▸ Information supplied

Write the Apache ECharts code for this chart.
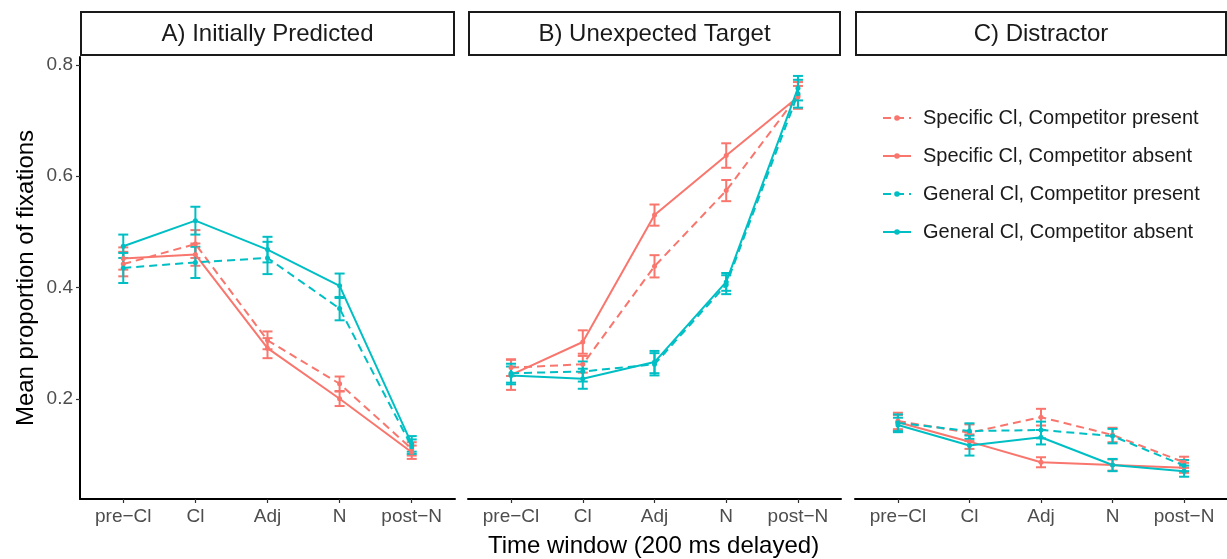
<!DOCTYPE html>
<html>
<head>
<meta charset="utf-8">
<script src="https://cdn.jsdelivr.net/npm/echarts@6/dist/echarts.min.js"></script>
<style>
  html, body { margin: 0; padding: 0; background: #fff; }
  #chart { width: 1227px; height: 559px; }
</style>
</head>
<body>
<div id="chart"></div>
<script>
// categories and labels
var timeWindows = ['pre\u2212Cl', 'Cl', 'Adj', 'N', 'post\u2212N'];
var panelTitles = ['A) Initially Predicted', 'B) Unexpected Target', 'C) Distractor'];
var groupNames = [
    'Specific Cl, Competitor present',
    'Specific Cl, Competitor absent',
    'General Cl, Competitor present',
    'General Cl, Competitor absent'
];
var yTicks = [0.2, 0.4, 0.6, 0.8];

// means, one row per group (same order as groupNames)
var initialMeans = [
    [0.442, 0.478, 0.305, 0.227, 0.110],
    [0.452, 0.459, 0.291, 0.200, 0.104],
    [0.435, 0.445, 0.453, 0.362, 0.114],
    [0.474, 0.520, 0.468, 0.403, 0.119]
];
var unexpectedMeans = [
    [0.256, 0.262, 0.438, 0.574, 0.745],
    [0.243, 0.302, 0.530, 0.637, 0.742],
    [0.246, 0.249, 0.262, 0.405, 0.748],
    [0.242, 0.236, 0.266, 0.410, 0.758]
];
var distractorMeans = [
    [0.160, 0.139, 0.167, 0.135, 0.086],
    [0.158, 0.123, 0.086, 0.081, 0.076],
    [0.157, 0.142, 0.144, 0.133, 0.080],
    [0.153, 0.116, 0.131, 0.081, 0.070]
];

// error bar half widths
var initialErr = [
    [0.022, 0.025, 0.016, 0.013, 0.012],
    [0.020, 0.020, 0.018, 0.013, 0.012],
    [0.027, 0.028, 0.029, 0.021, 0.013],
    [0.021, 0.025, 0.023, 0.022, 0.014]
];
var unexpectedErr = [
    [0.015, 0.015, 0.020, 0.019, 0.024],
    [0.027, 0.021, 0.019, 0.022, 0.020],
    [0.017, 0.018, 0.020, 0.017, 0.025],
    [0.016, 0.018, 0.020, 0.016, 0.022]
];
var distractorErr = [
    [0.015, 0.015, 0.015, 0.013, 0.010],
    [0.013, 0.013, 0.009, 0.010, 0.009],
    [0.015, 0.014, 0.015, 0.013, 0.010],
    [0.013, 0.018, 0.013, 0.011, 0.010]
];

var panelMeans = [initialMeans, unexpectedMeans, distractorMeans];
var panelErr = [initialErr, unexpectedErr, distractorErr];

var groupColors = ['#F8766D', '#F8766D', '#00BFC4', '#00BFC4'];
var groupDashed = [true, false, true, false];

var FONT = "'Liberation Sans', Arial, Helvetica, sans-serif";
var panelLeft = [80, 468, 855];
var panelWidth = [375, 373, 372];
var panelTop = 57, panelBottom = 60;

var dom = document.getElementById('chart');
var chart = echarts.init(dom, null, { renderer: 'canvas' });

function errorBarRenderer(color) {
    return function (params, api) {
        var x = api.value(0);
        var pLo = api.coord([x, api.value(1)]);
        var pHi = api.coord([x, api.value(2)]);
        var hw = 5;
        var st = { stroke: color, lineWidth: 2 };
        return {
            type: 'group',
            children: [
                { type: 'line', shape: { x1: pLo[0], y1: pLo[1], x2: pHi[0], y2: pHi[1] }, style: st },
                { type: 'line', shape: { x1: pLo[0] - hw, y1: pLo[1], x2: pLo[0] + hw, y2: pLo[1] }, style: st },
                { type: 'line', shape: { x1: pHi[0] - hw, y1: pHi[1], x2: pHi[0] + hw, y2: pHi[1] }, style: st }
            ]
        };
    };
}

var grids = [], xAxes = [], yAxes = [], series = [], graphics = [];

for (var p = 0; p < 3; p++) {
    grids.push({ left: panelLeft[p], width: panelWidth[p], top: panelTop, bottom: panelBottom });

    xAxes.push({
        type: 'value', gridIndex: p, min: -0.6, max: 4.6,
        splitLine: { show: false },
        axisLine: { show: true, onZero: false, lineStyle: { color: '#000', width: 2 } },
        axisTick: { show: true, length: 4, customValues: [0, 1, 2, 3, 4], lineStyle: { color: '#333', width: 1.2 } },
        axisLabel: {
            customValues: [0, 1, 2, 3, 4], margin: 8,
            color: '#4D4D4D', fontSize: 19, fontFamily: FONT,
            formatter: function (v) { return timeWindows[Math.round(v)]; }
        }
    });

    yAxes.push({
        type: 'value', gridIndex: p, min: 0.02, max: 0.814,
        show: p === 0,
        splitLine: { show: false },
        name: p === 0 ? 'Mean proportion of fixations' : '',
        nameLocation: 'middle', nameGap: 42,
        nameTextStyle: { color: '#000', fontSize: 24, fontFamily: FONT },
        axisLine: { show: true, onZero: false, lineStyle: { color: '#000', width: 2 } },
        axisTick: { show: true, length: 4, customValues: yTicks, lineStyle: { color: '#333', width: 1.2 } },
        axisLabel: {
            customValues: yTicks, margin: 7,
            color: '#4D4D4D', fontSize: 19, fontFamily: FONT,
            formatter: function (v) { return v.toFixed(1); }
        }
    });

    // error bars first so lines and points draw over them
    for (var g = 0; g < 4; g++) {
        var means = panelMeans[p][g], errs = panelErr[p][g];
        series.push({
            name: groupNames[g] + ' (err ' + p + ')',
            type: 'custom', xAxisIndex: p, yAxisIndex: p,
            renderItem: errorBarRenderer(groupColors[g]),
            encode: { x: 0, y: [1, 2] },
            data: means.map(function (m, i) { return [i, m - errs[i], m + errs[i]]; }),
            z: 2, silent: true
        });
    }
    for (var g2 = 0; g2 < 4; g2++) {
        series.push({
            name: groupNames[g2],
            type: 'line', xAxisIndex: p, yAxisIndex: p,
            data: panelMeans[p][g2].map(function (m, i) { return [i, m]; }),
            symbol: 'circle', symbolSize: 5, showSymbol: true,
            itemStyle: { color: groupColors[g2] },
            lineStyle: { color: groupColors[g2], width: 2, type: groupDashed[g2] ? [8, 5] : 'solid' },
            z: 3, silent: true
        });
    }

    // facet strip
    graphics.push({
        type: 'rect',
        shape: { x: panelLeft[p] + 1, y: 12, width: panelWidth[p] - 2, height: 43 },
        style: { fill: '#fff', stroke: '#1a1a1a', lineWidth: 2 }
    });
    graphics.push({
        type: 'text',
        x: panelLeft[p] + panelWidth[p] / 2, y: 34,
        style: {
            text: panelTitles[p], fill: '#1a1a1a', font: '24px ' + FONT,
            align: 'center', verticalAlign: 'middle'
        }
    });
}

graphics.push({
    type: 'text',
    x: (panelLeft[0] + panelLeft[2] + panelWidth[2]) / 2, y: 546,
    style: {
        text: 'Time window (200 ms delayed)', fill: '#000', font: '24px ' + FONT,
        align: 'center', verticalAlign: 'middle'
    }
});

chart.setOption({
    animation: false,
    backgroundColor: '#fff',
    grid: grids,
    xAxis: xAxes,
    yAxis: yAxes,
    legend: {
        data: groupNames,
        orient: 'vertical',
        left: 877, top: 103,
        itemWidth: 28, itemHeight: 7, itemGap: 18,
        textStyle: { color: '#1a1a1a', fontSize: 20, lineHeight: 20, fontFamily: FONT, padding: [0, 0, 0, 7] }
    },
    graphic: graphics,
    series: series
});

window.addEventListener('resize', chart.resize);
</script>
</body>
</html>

▸ Problem statement
Exactly restate the lines from the beginning of the data through the line with "var yTicks = [0.2, 0.4, 0.6, 0.8];", and no others, keeping pictures out.

▸ Answer below
Write the Apache ECharts code for this chart.
<!DOCTYPE html>
<html>
<head>
<meta charset="utf-8">
<script src="https://cdn.jsdelivr.net/npm/echarts@6/dist/echarts.min.js"></script>
<style>
  html, body { margin: 0; padding: 0; background: #fff; }
  #chart { width: 1227px; height: 559px; }
</style>
</head>
<body>
<div id="chart"></div>
<script>
// categories and labels
var timeWindows = ['pre\u2212Cl', 'Cl', 'Adj', 'N', 'post\u2212N'];
var panelTitles = ['A) Initially Predicted', 'B) Unexpected Target', 'C) Distractor'];
var groupNames = [
    'Specific Cl, Competitor present',
    'Specific Cl, Competitor absent',
    'General Cl, Competitor present',
    'General Cl, Competitor absent'
];
var yTicks = [0.2, 0.4, 0.6, 0.8];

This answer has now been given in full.